Shantaram is a huge book that I read in my time leading up to India and it was the source for my desire to go to Bombay to see the slums, Leopold restaurant, and find my own equivalent of the charming character, Prabaker. I was disappointed when the closest I got to being inside the slums was a smelly fish market and I didn’t find my Prakbar in Bombay. However, I did see the terrorist-attacked Leopold’s and it was so surreal being in the real place that I'd read so much about. Then, in Agra, I finally met my Prabaker – his name is Lala.

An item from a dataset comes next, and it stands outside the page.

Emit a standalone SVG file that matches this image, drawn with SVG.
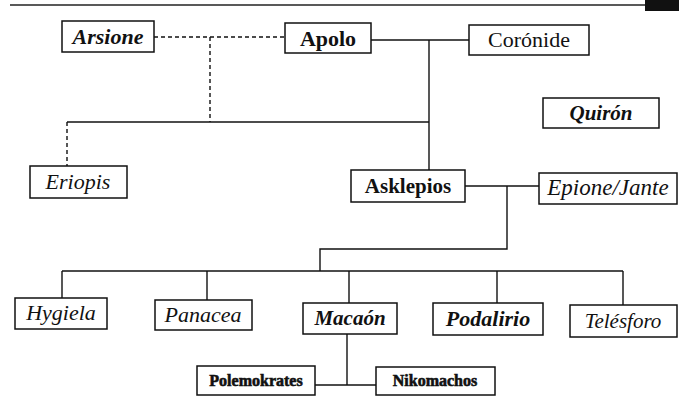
<svg xmlns="http://www.w3.org/2000/svg" width="679" height="397" viewBox="0 0 679 397" font-family="'Liberation Serif', 'DejaVu Serif', serif">
  <style>
    .box { fill: #fff; stroke: #111; stroke-width: 1.5; }
    .lbl { font-family: "Liberation Serif", "DejaVu Serif", serif; fill: #111; text-anchor: middle; }
    .b { font-weight: bold; }
    .i { font-style: italic; }
    .bi { font-weight: bold; font-style: italic; }
    .heavy { font-weight: bold; stroke: #111; stroke-width: 0.6; }
    .solid { fill: none; stroke: #111; stroke-width: 1.4; }
    .dash { fill: none; stroke: #111; stroke-width: 1.4; stroke-dasharray: 4 3; }
  </style>
  <rect width="679" height="397" fill="#fff"/>
  <!-- header rule and corner tab -->
  <line x1="10" y1="5" x2="679" y2="5" stroke="#222" stroke-width="1.5"/>
  <rect x="645" y="0" width="34" height="11" fill="#111"/>

  <g id="connectors">
    <path class="dash" d="M154,37 H285"/>
    <path class="dash" d="M210,37 V122"/>
    <path class="dash" d="M67,122 V166"/>
    <path class="solid" d="M67,122 H429"/>
    <path class="solid" d="M371,40 H469"/>
    <path class="solid" d="M429,40 V170"/>
    <path class="solid" d="M465,186 H539"/>
    <path class="solid" d="M507,186 V249 H320 V271"/>
    <path class="solid" d="M62,271 H623"/>
    <path class="solid" d="M62,271 V298"/>
    <path class="solid" d="M207,271 V300"/>
    <path class="solid" d="M349,271 V303"/>
    <path class="solid" d="M497,271 V303"/>
    <path class="solid" d="M623,271 V305"/>
    <path class="solid" d="M347,334 V385"/>
    <path class="solid" d="M315,385 H376"/>
  </g>

  <g id="arsione">
    <rect class="box" x="62" y="21" width="92" height="31"/>
    <text class="lbl bi" x="108" y="44" font-size="22">Arsione</text>
  </g>
  <g id="apolo">
    <rect class="box" x="285" y="23" width="86" height="30"/>
    <text class="lbl b" x="328" y="46" font-size="22">Apolo</text>
  </g>
  <g id="coronide">
    <rect class="box" x="469" y="25" width="120" height="30"/>
    <text class="lbl" x="529" y="47" font-size="22">Corónide</text>
  </g>
  <g id="quiron">
    <rect class="box" x="543" y="98" width="116" height="30"/>
    <text class="lbl bi" x="601" y="120" font-size="21">Quirón</text>
  </g>
  <g id="eriopis">
    <rect class="box" x="30" y="166" width="97" height="32"/>
    <text class="lbl i" x="78" y="189" font-size="22">Eriopis</text>
  </g>
  <g id="asklepios">
    <rect class="box" x="351" y="170" width="114" height="32"/>
    <text class="lbl b" x="408" y="193" font-size="21">Asklepios</text>
  </g>
  <g id="epione-jante">
    <rect class="box" x="539" y="173" width="138" height="31"/>
    <text class="lbl i" x="608" y="195" font-size="23">Epione/Jante</text>
  </g>
  <g id="hygiela">
    <rect class="box" x="15" y="298" width="92" height="31"/>
    <text class="lbl i" x="61" y="320" font-size="22">Hygiela</text>
  </g>
  <g id="panacea">
    <rect class="box" x="155" y="300" width="97" height="30"/>
    <text class="lbl i" x="203" y="322" font-size="22">Panacea</text>
  </g>
  <g id="macaon">
    <rect class="box" x="303" y="303" width="94" height="31"/>
    <text class="lbl bi" x="350" y="325" font-size="21">Macaón</text>
  </g>
  <g id="podalirio">
    <rect class="box" x="433" y="303" width="110" height="32"/>
    <text class="lbl bi" x="488" y="326" font-size="22">Podalirio</text>
  </g>
  <g id="telesforo">
    <rect class="box" x="570" y="305" width="107" height="32"/>
    <text class="lbl i" x="623" y="328" font-size="21">Telésforo</text>
  </g>
  <g id="polemokrates">
    <rect class="box" x="197" y="366" width="118" height="29"/>
    <text class="lbl heavy" x="256" y="386" font-size="16">Polemokrates</text>
  </g>
  <g id="nikomachos">
    <rect class="box" x="376" y="367" width="119" height="28"/>
    <text class="lbl heavy" x="435" y="386" font-size="16">Nikomachos</text>
  </g>
</svg>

He picked us up from our hotel and we sent him on a mission to grab a bottle of wine and watch the sun set over the Taj. What was originally going to be a one-way drop off turned into an afternoon and evening of trusting Lala and his young friend to take us any and everywhere. On our adventures through the town Lala insisted that we didn’t need to pay him, that money was not as important as showing us a good time. And that he certainly did with a smile on his face and a wiggle of his head. I have to interject here to say that the Indian “head wiggle” or ("waggle" depending on how you look at it) is one of the most interesting and simultaneously hilarious cultural motions I have ever seen. It is this movement of the head that look as if it has actually become disjointed from the neck. It is their way of saying yes, or agreeing with you, but you always wonder how sure they are since it kind of looks like they are shaking their head ‘no.’ Quite funny.

We ended our evening with him in a souvenir store where we found ourselves immersed in converstaion with the shopkeeper (Amin) as we bargained away our money. Amin was quite the businessman and convinced us to post our praises on Trip Advisor.com in exchange for good deals, whiskey shots, and a free headband.

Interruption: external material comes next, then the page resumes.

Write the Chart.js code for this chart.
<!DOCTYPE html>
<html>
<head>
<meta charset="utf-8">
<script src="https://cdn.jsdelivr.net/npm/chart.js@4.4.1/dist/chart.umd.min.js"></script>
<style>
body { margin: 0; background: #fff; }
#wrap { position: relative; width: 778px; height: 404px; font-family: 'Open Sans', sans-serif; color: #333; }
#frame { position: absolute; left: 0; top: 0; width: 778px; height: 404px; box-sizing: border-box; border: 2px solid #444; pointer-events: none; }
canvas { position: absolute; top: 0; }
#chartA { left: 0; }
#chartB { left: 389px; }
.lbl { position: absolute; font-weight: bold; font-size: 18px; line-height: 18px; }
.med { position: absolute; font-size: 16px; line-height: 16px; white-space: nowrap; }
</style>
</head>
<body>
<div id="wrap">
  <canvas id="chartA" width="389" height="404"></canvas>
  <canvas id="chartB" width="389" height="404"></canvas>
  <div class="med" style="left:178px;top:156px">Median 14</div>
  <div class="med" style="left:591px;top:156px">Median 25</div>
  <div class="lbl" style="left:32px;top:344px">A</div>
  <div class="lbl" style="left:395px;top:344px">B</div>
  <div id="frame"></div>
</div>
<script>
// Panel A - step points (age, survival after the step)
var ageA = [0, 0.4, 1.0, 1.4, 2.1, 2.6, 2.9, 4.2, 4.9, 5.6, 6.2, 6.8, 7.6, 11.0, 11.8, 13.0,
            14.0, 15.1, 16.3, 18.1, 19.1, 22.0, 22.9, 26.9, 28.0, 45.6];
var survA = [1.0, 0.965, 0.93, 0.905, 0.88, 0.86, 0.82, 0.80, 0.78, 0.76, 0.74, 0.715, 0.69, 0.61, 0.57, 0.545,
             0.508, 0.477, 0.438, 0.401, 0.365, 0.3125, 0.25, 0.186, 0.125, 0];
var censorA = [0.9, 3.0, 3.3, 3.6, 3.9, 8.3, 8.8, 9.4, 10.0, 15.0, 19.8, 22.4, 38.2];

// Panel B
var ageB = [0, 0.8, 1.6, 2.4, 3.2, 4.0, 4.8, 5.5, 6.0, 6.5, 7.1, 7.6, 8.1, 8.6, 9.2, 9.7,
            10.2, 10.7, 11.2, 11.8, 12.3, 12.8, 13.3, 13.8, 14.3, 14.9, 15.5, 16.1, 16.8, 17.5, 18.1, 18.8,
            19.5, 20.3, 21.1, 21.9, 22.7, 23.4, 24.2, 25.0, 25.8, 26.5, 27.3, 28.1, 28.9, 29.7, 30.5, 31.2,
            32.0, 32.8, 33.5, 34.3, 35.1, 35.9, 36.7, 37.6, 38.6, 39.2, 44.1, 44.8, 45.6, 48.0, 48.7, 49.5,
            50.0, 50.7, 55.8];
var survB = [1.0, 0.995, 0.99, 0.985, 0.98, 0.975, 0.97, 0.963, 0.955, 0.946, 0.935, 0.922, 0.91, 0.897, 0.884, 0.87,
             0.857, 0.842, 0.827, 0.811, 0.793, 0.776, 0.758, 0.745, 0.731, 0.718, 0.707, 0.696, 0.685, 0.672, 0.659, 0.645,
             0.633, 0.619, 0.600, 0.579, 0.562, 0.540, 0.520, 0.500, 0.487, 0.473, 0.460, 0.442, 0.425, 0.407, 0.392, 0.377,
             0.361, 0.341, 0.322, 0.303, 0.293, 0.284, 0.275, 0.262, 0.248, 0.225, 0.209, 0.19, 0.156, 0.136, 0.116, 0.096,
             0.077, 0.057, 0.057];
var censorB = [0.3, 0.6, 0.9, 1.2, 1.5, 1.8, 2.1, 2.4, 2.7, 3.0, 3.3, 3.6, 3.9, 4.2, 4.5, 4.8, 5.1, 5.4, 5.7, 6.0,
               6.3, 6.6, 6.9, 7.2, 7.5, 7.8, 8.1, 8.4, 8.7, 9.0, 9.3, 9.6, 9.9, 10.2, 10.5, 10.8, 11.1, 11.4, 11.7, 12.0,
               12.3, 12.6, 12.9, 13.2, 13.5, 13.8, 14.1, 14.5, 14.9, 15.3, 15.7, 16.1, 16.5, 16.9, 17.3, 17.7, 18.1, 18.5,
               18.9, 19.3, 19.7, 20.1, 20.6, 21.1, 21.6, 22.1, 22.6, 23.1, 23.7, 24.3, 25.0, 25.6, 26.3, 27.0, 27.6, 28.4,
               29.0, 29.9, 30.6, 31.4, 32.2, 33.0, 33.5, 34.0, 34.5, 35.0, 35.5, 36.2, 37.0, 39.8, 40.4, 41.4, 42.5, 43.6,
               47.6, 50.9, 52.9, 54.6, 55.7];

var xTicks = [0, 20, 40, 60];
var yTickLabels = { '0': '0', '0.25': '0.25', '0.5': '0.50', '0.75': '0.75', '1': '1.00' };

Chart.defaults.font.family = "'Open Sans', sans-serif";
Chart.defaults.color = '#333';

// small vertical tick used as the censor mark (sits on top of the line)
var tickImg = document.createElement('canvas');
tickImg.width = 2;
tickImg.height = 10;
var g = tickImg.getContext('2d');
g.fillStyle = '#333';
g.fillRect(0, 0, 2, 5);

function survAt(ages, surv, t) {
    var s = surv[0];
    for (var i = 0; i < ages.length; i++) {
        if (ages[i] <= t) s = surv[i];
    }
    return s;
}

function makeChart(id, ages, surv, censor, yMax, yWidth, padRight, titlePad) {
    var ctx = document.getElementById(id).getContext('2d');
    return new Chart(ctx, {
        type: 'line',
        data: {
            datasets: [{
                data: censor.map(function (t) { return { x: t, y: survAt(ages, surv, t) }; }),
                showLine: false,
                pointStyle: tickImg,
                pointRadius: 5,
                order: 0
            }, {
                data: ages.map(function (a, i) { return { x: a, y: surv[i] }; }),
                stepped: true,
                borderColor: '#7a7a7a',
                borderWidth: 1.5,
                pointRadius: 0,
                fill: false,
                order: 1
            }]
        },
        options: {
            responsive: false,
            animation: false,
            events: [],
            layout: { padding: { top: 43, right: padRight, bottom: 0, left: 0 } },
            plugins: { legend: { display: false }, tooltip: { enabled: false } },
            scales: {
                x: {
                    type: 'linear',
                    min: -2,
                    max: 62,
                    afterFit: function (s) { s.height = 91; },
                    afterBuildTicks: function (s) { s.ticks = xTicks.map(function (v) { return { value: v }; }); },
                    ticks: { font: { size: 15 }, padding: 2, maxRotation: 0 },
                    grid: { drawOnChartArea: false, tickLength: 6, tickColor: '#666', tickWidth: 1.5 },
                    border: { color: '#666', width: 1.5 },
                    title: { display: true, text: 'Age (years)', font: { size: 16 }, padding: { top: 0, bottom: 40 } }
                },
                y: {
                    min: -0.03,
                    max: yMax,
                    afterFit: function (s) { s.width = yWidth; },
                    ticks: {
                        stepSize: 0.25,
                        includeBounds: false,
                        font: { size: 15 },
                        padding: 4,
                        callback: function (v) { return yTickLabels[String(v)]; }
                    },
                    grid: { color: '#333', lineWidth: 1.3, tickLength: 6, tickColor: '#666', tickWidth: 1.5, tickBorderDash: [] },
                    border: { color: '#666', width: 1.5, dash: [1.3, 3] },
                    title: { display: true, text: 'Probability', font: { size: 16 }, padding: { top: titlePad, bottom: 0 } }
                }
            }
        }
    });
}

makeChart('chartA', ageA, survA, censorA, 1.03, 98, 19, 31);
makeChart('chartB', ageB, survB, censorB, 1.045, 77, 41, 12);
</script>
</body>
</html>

Amin described Lala as “long in everything but his height.” This holds so much accuracy as Lala was about 4 foot 8 but so genuine and enthusiastic. Lala’s faithful 12year-old companion (of whom we never learned the name of) had a crush on me and whispered in my ear, “I have a gift for you and only you but it is a secret so don’t tell the other girls.” The gift turned out to be a bracelet that I will always cherish. I also learned that this boy had never been to school because it was too expensive. Despite this, he spoke excellent English and a little Spanish that he had picked up from riding around the tuktuk with Lala. I couldn’t have been happier to meet those two incredible Indians.

I myself was also a source of entertainment for Indians many times when they begged to take pictures with curious American girls, and once when my sari was falling off me (because I had no idea how to wear it) and all these Indian women laughed and laughed at my cluelessness…while they helped me fix it of course.

Some other amazing highlights from India included riding an elephant in Jaipur, going to an orphanage in Chennai, getting henna on my hands, holding an Indian baby girl who wore little bangles on her wrists, driving a rickshaw on the crazy streets, and seeing Gandhi’s memorial in Delhi. My only regret from India was that I didn’t get to go to the religious city of Varanasi, which sits on the Ganges River. I think that maybe I was not meant to go there because when I come back to India, I will be able to experience that holy site not as a tourist, but as a lover of India. In my future travels after Semester at Sea, it will be my ultimate goal to spend enough time in a place that I really get to feel how the people there live. For now though, I wouldn’t have had my first taste of India any other way.

“I meant what I said, and I said what I meant…An elephant’s faithful – one hundred percent!
-Dr. Seuss Horton Hatches the Egg

Quote explanation: In most of the world I have been concerned about pick pocketers and misguidance. India is different. After I got past the barrier of “rich white tourist” I learned that Indians don’t want to overcharge you or lie to you about the quality of something – it goes against their basic beliefs. That night in the store, as Amin promised us a good deal and Lala refused money for driving us I realized that Indians and the beautiful elephants of their country are similar in their faithful honesty.